2°) Sous le n° 1909721, M. A... B... a demandé au même tribunal d'annuler la décision du 28 octobre 2019 par laquelle la ministre du travail a retiré sa décision implicite précitée de rejet du recours hiérarchique, a annulé la décision de l'inspecteur du travail du 25 février 2019 et a autorisé son licenciement.
Par un jugement n° 1908148-1909721 du 15 septembre 2020, le tribunal administratif de Lyon a constaté le non-lieu à statuer sur les conclusions à fin d'annulation de la demande n° 1908148 et a rejeté le surplus des conclusions des demandes.
Procédure devant la cour avant cassation et renvoi :
Par une requête enregistrée le 10 novembre 2020, ensemble un mémoire complémentaire enregistré le 18 juin 2021, M. A... B..., représenté par la SELARL François Dumoulin, demande à la cour :
1°) d'annuler le jugement n° 1908148-1909721 du 15 septembre 2020 du tribunal administratif de Lyon ;
2°) d'annuler la décision du 28 octobre 2019 par laquelle la ministre du travail a autorisé son licenciement ;
3°) de mettre à la charge de l'Etat une somme de 2 000 euros en application de l'article L. 761-1 du code de justice administrative.
M. B... soutient que :
- c'est à tort que le tribunal a estimé qu'il n'avait pas intérêt à demander l'annulation de la décision du 28 octobre 2019 en tant qu'elle retiré l'autorisation de licenciement accordée par l'inspecteur du travail ainsi que la décision rejetant tacitement son recours gracieux ;
- la ministre du travail ne l'a pas informé préalablement de ce qu'elle envisageait de retirer sa décision tacite ;
- la ministre du travail ne pouvait rapporter sa décision tacite au-delà du délai de recours ;
- l'inspecteur du travail n'a pas méconnu les exigences de la procédure contradictoire ;
- les griefs retenus à son encontre ne sont pas matériellement établis et ne sont en tout état de cause pas d'une gravité suffisante pour fonder un licenciement ;
- la demande de licenciement doit en outre être regardée comme en lien avec ses mandats représentatifs ;
- il a régularisé sa requête en produisant le jugement attaqué.

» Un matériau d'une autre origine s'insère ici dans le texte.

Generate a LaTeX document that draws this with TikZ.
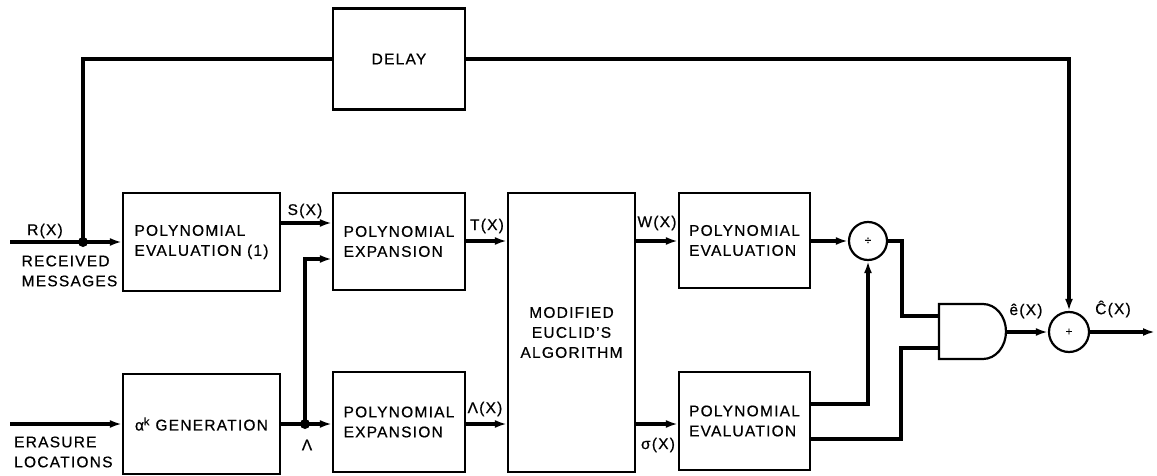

Par un mémoire en défense enregistré le 24 février 2021, la société Bayer SAS, représentée par la SELARL Renaud Avocats, conclut :
1°) au rejet de la requête ;
2°) à ce que la somme de 2 000 euros soit mise à la charge de M. B... sur le fondement de l'article L. 761-1 du code de justice administrative.
La société Bayer soutient que :
- la requête est irrecevable en l'absence de production du jugement attaqué ;
- M. B... n'a pas intérêt à contester la décision ministérielle du 28 octobre 2019 en tant qu'elle a retiré l'autorisation de licenciement accordée par l'inspecteur du travail et le rejet tacite du recours gracieux formé contre cette autorisation ;
- si la cour annulait la décision retirant l'autorisation de licenciement initialement accordée par l'inspecteur du travail, aucun moyen n'est articulé à l'encontre de cette décision, la requête étant dès lors irrecevable dans cette mesure ;
- pour le surplus, les moyens invoqués par le requérant ne sont pas fondés.
Par un mémoire en défense enregistré le 29 juin 2021, la ministre du travail, de l'emploi et de l'insertion conclut au rejet de la requête.
La ministre du travail, de l'emploi et de l'insertion soutient qu'elle s'en rapporte aux éléments exposés en première instance.
Par un arrêt n° 20LY03333 du 17 mars 2022, la cour a rejeté la requête de M. B....
Par une décision n° 464109 du 27 mars 2024, le Conseil d'Etat a annulé l'arrêt précité de la cour et lui a renvoyé l'affaire.
Procédure devant la cour après cassation et renvoi :
Par un mémoire complémentaire après renvoi enregistré le 29 avril 2024, M. A... B..., représenté par la SELARL Dumoulin-Pieri, conclut aux mêmes fins que précédemment par les mêmes moyens.
Par un mémoire complémentaire après renvoi enregistré le 21 juin 2024, la ministre du travail, de la santé et des solidarités conclut aux mêmes fins que précédemment par les mêmes moyens.
Par un mémoire complémentaire après renvoi enregistré le 27 juin 2024, la société Bayer SAS, représentée par la SELARL Renaud Avocats, conclut aux mêmes fins que précédemment par les mêmes moyens.
Par ordonnance du 29 avril 2024, la clôture d'instruction a été fixée au 28 juin 2024 à 16h30. Par ordonnance du 28 juin 2024, la clôture d'instruction a été reportée au 29 juillet 2024 à 16h30.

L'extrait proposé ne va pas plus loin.